──────── EXTRACTED INFORMATION

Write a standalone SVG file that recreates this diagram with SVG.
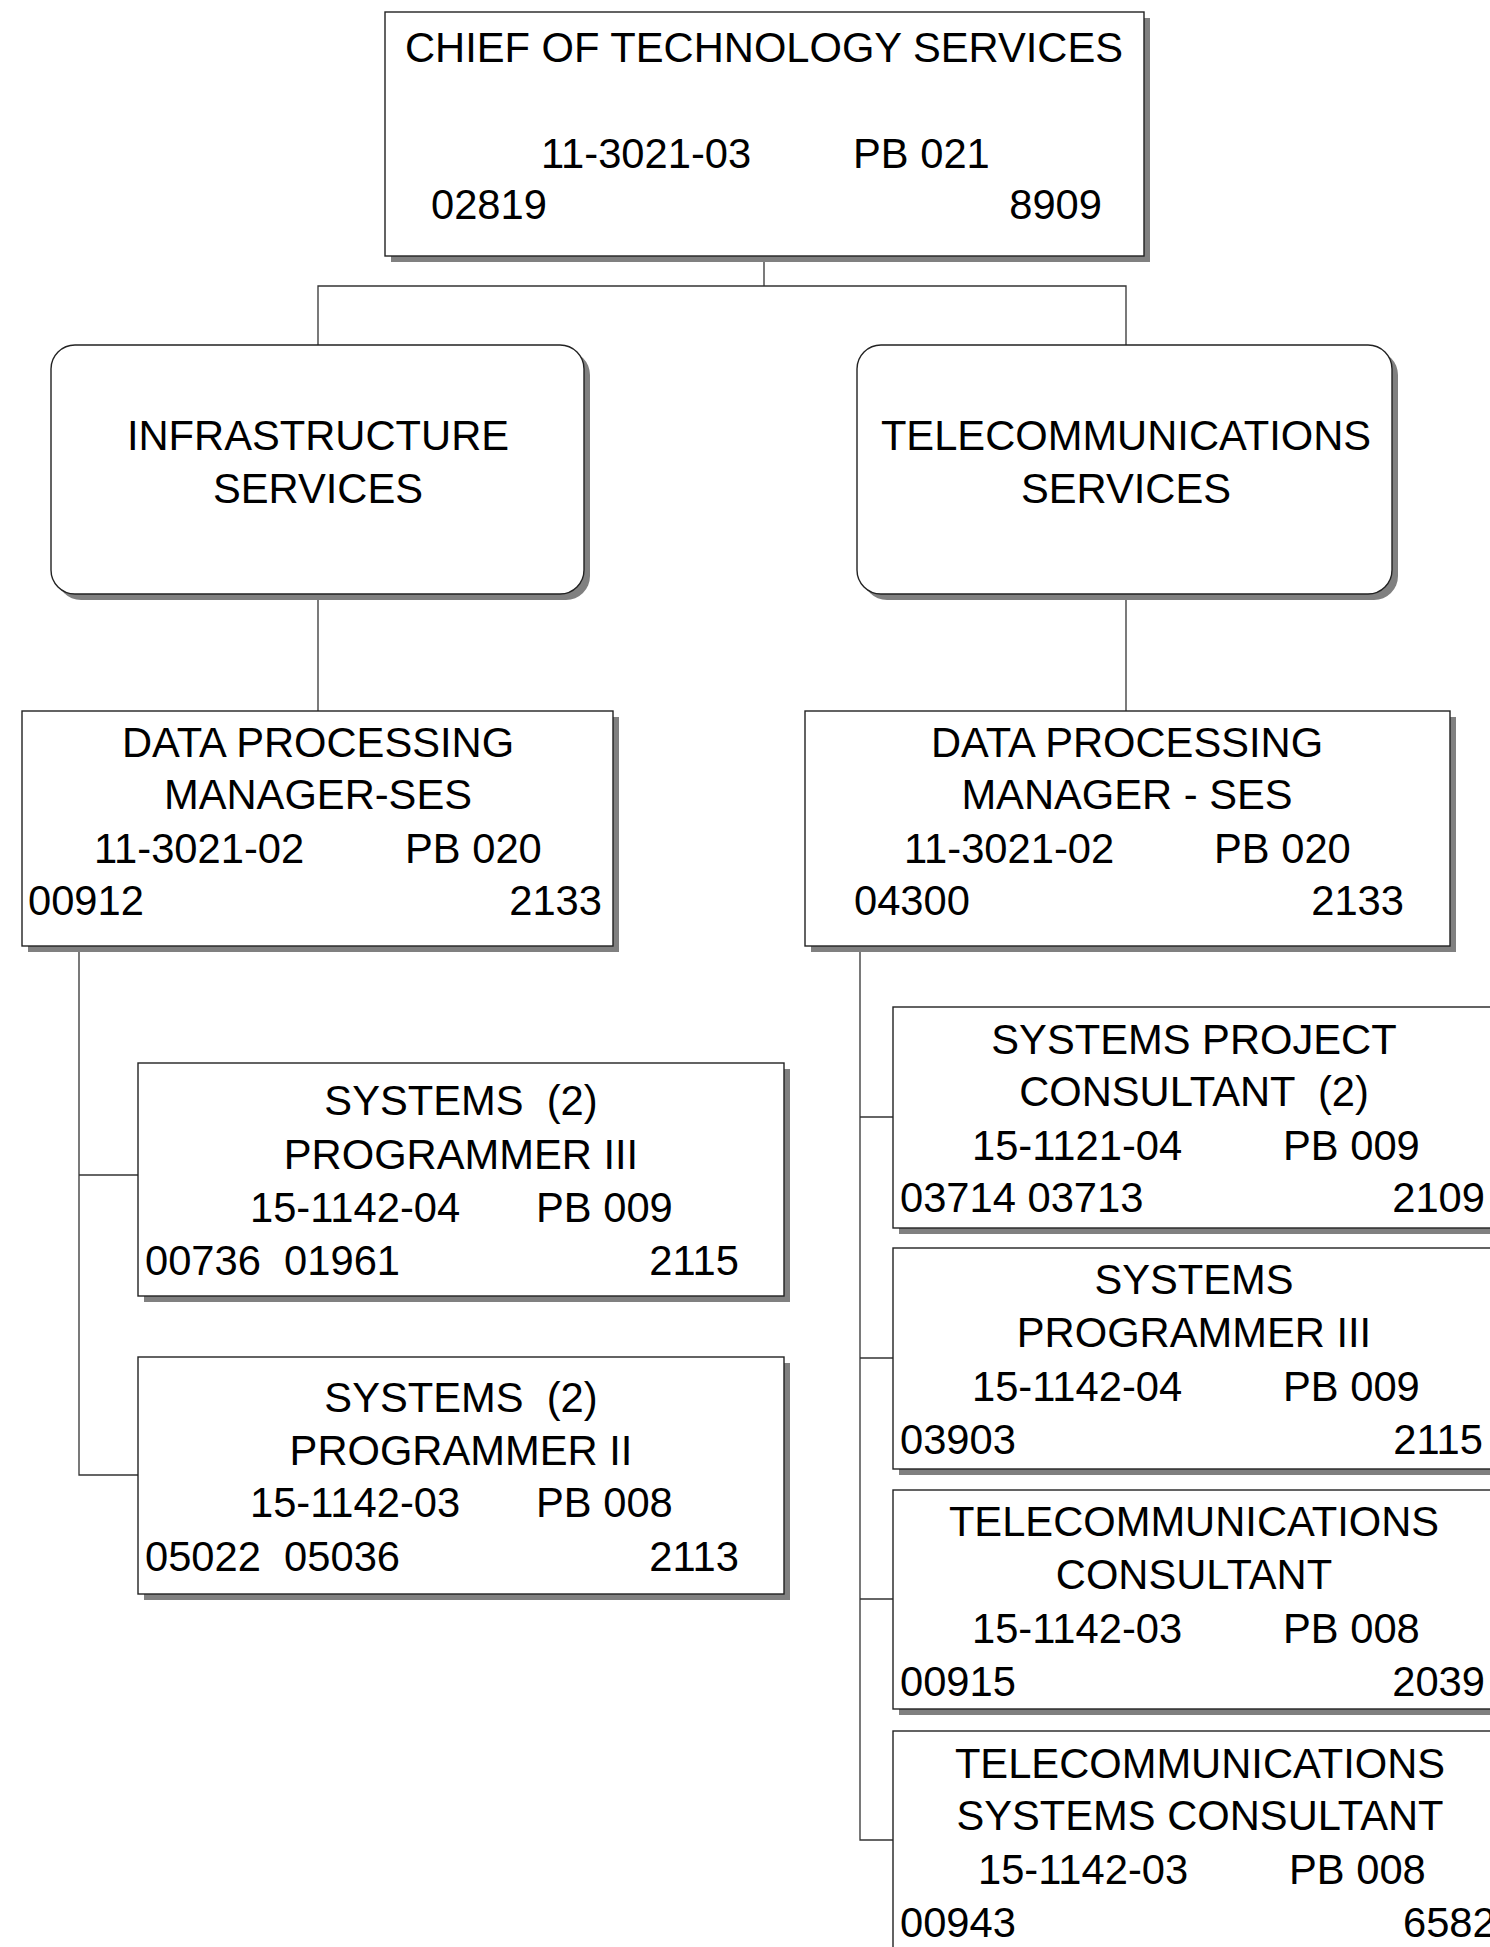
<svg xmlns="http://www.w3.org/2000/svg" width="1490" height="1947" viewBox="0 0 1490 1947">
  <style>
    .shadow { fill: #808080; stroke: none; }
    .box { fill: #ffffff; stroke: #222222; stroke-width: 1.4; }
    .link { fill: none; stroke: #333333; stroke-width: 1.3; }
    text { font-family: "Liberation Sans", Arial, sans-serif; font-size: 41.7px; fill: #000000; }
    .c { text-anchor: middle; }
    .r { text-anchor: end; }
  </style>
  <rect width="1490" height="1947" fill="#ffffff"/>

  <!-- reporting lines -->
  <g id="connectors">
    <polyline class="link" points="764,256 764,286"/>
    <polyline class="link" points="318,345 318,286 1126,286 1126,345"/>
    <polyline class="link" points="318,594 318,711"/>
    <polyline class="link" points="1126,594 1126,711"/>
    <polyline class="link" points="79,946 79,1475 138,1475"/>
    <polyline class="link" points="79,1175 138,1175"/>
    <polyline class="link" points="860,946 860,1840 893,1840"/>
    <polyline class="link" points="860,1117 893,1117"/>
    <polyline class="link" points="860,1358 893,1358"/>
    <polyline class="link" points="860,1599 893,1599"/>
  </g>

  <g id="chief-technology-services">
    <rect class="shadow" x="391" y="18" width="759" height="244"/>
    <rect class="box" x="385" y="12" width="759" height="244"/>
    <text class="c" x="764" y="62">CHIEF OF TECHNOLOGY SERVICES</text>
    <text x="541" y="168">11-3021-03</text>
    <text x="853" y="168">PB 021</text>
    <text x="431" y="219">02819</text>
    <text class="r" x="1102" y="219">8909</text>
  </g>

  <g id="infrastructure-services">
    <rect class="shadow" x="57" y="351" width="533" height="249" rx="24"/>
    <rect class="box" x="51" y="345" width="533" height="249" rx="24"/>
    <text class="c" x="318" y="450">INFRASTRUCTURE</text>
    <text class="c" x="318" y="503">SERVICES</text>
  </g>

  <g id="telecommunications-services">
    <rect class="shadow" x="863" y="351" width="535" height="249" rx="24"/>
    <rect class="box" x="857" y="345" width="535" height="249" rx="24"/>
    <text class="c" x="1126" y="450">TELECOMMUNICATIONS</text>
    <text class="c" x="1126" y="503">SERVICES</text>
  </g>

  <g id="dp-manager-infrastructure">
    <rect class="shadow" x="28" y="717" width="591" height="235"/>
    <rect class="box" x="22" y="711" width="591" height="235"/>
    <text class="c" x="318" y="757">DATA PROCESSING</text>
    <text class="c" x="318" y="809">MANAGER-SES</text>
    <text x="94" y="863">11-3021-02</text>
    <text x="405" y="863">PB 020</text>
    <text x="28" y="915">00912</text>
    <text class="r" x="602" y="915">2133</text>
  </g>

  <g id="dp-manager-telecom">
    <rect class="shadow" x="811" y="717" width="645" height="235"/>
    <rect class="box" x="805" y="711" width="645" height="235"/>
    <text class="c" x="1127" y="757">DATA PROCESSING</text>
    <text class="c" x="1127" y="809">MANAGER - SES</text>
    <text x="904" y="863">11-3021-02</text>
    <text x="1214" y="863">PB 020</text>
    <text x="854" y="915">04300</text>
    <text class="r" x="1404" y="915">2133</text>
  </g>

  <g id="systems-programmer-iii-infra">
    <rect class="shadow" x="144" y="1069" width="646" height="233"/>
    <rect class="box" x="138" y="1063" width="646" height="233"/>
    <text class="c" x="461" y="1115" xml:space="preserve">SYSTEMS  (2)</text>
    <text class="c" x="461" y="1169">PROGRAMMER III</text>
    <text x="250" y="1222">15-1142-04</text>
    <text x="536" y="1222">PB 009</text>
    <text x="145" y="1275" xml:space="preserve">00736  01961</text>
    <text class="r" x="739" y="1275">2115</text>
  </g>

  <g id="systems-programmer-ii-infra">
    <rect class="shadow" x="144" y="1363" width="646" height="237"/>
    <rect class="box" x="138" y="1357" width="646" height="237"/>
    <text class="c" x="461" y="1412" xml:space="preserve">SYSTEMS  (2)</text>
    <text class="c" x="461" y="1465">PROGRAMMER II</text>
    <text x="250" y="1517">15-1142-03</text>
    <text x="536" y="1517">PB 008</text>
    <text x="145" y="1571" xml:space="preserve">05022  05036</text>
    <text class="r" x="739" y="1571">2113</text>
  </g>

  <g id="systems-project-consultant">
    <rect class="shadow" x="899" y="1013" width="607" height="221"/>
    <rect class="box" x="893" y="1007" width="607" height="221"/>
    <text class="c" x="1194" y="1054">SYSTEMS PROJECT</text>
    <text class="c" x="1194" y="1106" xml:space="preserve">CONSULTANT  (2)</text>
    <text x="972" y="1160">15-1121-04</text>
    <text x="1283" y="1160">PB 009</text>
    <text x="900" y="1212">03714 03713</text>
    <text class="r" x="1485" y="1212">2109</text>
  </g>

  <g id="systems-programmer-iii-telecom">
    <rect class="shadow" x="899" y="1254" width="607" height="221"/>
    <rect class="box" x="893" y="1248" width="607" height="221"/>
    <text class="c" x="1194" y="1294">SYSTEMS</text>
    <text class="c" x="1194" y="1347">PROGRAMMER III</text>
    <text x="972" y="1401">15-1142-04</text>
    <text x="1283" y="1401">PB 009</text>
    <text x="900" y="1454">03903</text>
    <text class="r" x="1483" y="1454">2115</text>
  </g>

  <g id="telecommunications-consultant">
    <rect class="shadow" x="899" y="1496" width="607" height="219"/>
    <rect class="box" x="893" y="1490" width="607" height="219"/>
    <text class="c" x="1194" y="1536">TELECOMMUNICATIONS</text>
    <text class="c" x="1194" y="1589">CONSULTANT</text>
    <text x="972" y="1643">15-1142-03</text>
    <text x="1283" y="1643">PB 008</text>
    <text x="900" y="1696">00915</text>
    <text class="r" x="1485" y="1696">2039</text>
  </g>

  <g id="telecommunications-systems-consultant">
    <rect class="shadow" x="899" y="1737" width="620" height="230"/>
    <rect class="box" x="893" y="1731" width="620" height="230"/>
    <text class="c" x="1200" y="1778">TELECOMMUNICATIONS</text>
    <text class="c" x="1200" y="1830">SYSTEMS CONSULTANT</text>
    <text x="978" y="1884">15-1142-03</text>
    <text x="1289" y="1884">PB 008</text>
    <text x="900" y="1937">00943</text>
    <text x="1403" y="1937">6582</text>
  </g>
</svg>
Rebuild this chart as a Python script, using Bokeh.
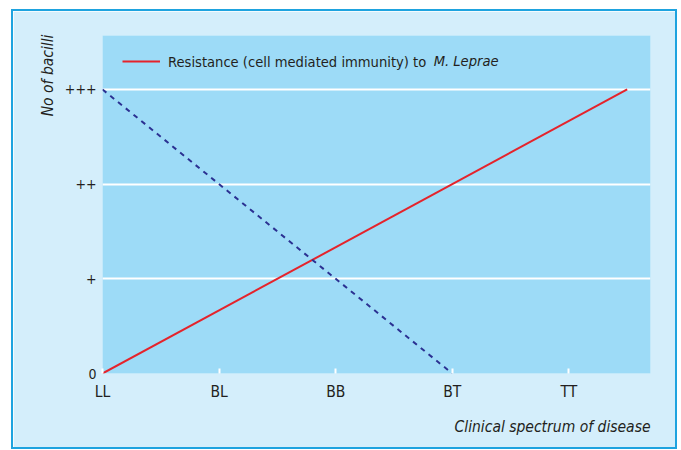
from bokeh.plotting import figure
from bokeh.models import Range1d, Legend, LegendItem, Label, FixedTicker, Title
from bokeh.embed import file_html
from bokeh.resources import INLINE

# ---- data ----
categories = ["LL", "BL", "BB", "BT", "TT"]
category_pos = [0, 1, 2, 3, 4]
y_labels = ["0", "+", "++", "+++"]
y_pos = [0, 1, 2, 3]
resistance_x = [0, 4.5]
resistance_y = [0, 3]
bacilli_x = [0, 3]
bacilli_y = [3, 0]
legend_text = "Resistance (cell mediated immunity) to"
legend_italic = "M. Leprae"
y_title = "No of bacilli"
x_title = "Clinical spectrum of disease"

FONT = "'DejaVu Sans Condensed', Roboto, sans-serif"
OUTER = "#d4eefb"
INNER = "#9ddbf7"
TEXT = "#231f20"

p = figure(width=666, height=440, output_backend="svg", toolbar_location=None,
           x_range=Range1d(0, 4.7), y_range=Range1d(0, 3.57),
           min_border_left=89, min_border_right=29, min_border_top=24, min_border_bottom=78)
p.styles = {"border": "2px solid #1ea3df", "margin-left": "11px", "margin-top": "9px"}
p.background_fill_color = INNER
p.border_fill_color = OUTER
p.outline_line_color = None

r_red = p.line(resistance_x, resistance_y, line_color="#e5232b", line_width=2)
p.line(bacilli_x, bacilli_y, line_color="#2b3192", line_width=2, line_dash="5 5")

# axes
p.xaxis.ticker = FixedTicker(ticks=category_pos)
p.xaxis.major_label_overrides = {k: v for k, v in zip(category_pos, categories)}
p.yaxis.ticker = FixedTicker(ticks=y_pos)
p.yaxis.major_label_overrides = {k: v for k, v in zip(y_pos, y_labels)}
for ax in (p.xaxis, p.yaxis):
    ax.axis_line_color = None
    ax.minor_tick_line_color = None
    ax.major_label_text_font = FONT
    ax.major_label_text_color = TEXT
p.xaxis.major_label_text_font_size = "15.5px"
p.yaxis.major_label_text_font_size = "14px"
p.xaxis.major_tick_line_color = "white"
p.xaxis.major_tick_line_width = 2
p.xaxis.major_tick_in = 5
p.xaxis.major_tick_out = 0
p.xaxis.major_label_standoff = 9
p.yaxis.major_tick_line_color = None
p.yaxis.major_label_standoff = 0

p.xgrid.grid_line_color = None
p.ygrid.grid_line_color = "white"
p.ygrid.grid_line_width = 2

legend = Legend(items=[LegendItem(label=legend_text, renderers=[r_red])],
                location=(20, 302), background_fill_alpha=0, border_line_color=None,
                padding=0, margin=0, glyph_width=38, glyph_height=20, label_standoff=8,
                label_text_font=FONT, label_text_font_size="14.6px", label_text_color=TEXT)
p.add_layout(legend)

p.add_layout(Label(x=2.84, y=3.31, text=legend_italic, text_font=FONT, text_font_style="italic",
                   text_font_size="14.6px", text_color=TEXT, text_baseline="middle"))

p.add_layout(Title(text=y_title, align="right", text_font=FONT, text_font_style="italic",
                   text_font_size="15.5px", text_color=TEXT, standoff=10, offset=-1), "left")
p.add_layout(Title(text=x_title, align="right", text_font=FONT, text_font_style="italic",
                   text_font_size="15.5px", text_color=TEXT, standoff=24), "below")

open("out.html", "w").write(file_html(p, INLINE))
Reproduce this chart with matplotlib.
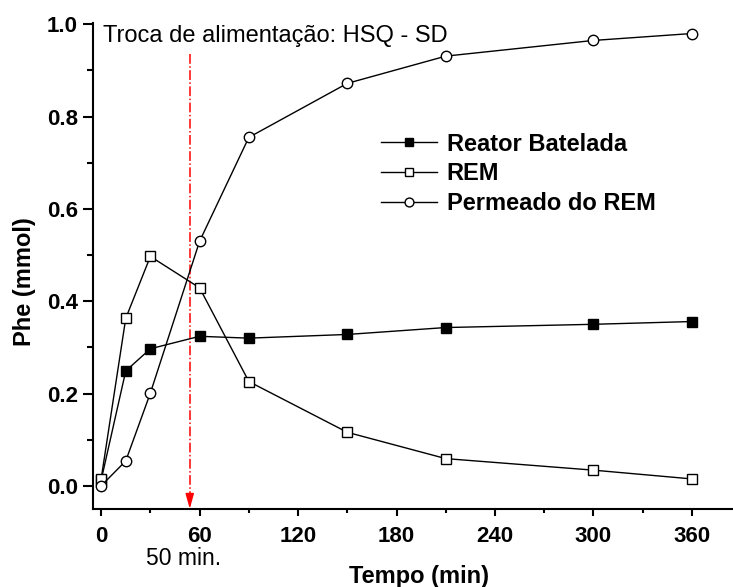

────────────────

**STATED TASK**
Reproduce exactly the section that begins with the line containing "Rebuild this chart" and ends with the line containing "p.yaxis.major_label_standoff = 0". Both boundary lines belong in the copy, but pictures do not.

**TASK RESPONSE**
Rebuild this chart as a Python script, using Bokeh.
from bokeh.plotting import figure
from bokeh.models import Range1d, Legend, LegendItem, Label, FixedTicker, Title
from bokeh.embed import file_html
from bokeh.resources import INLINE

# ---- data ----
categories = ["LL", "BL", "BB", "BT", "TT"]
category_pos = [0, 1, 2, 3, 4]
y_labels = ["0", "+", "++", "+++"]
y_pos = [0, 1, 2, 3]
resistance_x = [0, 4.5]
resistance_y = [0, 3]
bacilli_x = [0, 3]
bacilli_y = [3, 0]
legend_text = "Resistance (cell mediated immunity) to"
legend_italic = "M. Leprae"
y_title = "No of bacilli"
x_title = "Clinical spectrum of disease"

FONT = "'DejaVu Sans Condensed', Roboto, sans-serif"
OUTER = "#d4eefb"
INNER = "#9ddbf7"
TEXT = "#231f20"

p = figure(width=666, height=440, output_backend="svg", toolbar_location=None,
           x_range=Range1d(0, 4.7), y_range=Range1d(0, 3.57),
           min_border_left=89, min_border_right=29, min_border_top=24, min_border_bottom=78)
p.styles = {"border": "2px solid #1ea3df", "margin-left": "11px", "margin-top": "9px"}
p.background_fill_color = INNER
p.border_fill_color = OUTER
p.outline_line_color = None

r_red = p.line(resistance_x, resistance_y, line_color="#e5232b", line_width=2)
p.line(bacilli_x, bacilli_y, line_color="#2b3192", line_width=2, line_dash="5 5")

# axes
p.xaxis.ticker = FixedTicker(ticks=category_pos)
p.xaxis.major_label_overrides = {k: v for k, v in zip(category_pos, categories)}
p.yaxis.ticker = FixedTicker(ticks=y_pos)
p.yaxis.major_label_overrides = {k: v for k, v in zip(y_pos, y_labels)}
for ax in (p.xaxis, p.yaxis):
    ax.axis_line_color = None
    ax.minor_tick_line_color = None
    ax.major_label_text_font = FONT
    ax.major_label_text_color = TEXT
p.xaxis.major_label_text_font_size = "15.5px"
p.yaxis.major_label_text_font_size = "14px"
p.xaxis.major_tick_line_color = "white"
p.xaxis.major_tick_line_width = 2
p.xaxis.major_tick_in = 5
p.xaxis.major_tick_out = 0
p.xaxis.major_label_standoff = 9
p.yaxis.major_tick_line_color = None
p.yaxis.major_label_standoff = 0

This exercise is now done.